Interesting take on what motivates a software engineer. This is three years old but surprisingly relevant.

Most people who have been assigned the unfortunate task of managing programmers have no idea how to motivate them. They believe that the small perks (such as foosball tables) and bonuses that work in more relaxed settings will compensate for more severe hindrances like distracting work environments, low autonomy, poor tools, unreasonable deadlines, and pointless projects. They’re wrong. However, this is one of the most important things to get right, for two reasons. The first is that programmer output is multiplicative of a number of factors– fit with tools and project, skill and experience, talent, group cohesion, and motivation. Each of these can have a major effect (plus or minus a factor of 2 at least) on impact, and engineer motivation is one that a manager can actually influence. The second is that measuring individual performance among software engineers is very hard. I would say that it’s almost impossible and in practical terms, economically infeasible. Why do I call infeasible rather than merely difficult?

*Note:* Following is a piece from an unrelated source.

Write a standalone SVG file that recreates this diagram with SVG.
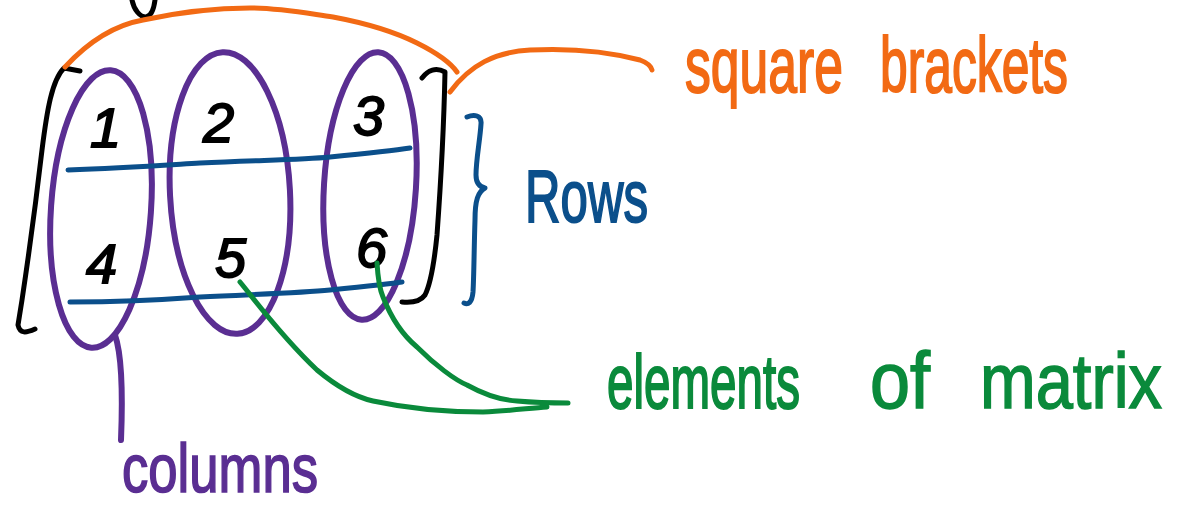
<svg xmlns="http://www.w3.org/2000/svg" width="1178" height="515" viewBox="0 0 1178 515">
<style>
.s{fill:none;stroke-linecap:round;stroke-linejoin:round;stroke-width:5}
.k{stroke:#000}.o{stroke:#f26a14}.p{stroke:#5a2e92;stroke-width:6}.b{stroke:#0b4f8b}.g{stroke:#0a8a3b}
.t{font-family:"Liberation Sans",Arial,sans-serif}
.num{font-size:56px;fill:#000;font-style:italic;stroke:#000;stroke-width:1.8}
.lbl text{stroke-width:1.3}
.lo{fill:#f26a14;stroke:#f26a14}.lb{fill:#0b4f8b;stroke:#0b4f8b}.lg{fill:#0a8a3b;stroke:#0a8a3b}.lp{fill:#5a2e92;stroke:#5a2e92}
</style>
<rect width="1178" height="515" fill="#fff"/>
<g id="matrix">
  <path class="s k" d="M132,0 C134,10 140,17 146,17 C152,16 154,8 155,0"/>
  <path id="left-bracket" class="s k" d="M80,71 L64,68 C52,80 47,110 42,150 C35,210 28,260 22,300 L18,325 C20,334 26,333 35,329"/>
  <path id="right-bracket" class="s k" d="M422,78 C428,70 436,67 445,72 C444,120 441,180 437,235 C434,265 430,285 425,295 C420,302 412,303 402,302"/>
  <g id="columns-ovals">
    <ellipse class="s p" cx="101" cy="209" rx="50" ry="139" transform="rotate(4 101 209)"/>
    <ellipse class="s p" cx="230" cy="193" rx="60" ry="141" transform="rotate(-3 230 193)"/>
    <ellipse class="s p" cx="370" cy="186" rx="46" ry="134" transform="rotate(3.6 370 186)"/>
  </g>
  <g id="rows-lines">
    <path class="s b" d="M68,170 C120,168 150,166 200,163 C260,160 300,160 330,157 C370,153 390,151 410,148"/>
    <path class="s b" d="M70,302 C120,302 160,300 200,297 C260,294 300,293 330,290 C370,286 390,284 402,282"/>
  </g>
  <g id="numbers" class="t num">
    <text x="90" y="147">1</text>
    <text x="203" y="142">2</text>
    <text x="353" y="135">3</text>
    <text x="86" y="283">4</text>
    <text x="215" y="277">5</text>
    <text x="356" y="267">6</text>
  </g>
</g>
<g id="connectors">
  <path class="s o" d="M65,67 C90,40 115,25 143,20 C180,12 215,8 250,8 C280,8 305,13 333,17 C365,23 395,32 417,43 C435,52 450,62 457,72"/>
  <path class="s o" d="M450,92 C470,65 495,52 530,50 C570,48 610,52 640,60 C648,63 651,66 652,70"/>
  <path class="s p" d="M115,335 C122,355 123,390 121,440"/>
  <path class="s b" d="M467,117 C474,114 482,115 481,124 C480,140 476,160 476,175 C476,184 480,187 485,188 C478,192 475,200 475,220 C474,250 474,275 473,292 C472,303 468,305 464,303"/>
  <path class="s g" d="M240,282 C255,300 280,335 317,370 C335,385 355,397 373,401 C410,409 450,412 483,412 C510,411 530,408 547,407"/>
  <path class="s g" d="M377,263 C378,280 380,290 383,297 C392,320 405,337 417,347 C435,365 455,380 467,385 C485,395 500,400 517,401 C540,403 555,403 568,403"/>
</g>
<g id="labels" class="t lbl">
  <text id="label-square" class="lo" transform="translate(685,92) scale(1,1.5)" font-size="52" textLength="158" lengthAdjust="spacingAndGlyphs">square</text>
  <text id="label-brackets" class="lo" transform="translate(880,92) scale(1,1.55)" font-size="50" textLength="188" lengthAdjust="spacingAndGlyphs">brackets</text>
  <text id="label-rows" class="lb" transform="translate(525,222) scale(1,1.5)" font-size="49" textLength="123" lengthAdjust="spacingAndGlyphs">Rows</text>
  <text id="label-elements" class="lg" transform="translate(607,408) scale(1,1.6)" font-size="47.6" textLength="193" lengthAdjust="spacingAndGlyphs">elements</text>
  <text id="label-of" class="lg" transform="translate(870,408) scale(1,1.2)" font-size="66" textLength="60" lengthAdjust="spacingAndGlyphs">of</text>
  <text id="label-matrix" class="lg" transform="translate(980,408) scale(1,1.15)" font-size="67" textLength="182" lengthAdjust="spacingAndGlyphs">matrix</text>
  <text id="label-columns" class="lp" transform="translate(122,492) scale(1,1.3)" font-size="52.6" textLength="196" lengthAdjust="spacingAndGlyphs">columns</text>
</g>
</svg>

That’s because the only people who can reliably measure individual performance in software are so good that it’s almost never worth their time to have them doing that kind of work. If the best engineers have time to spend with their juniors, it’s more worthwhile to have them mentoring the others (which means their interests will align with the employees rather than the company trying to perform such measurement) than measuring them, the latter being a task they will resent having assigned to them.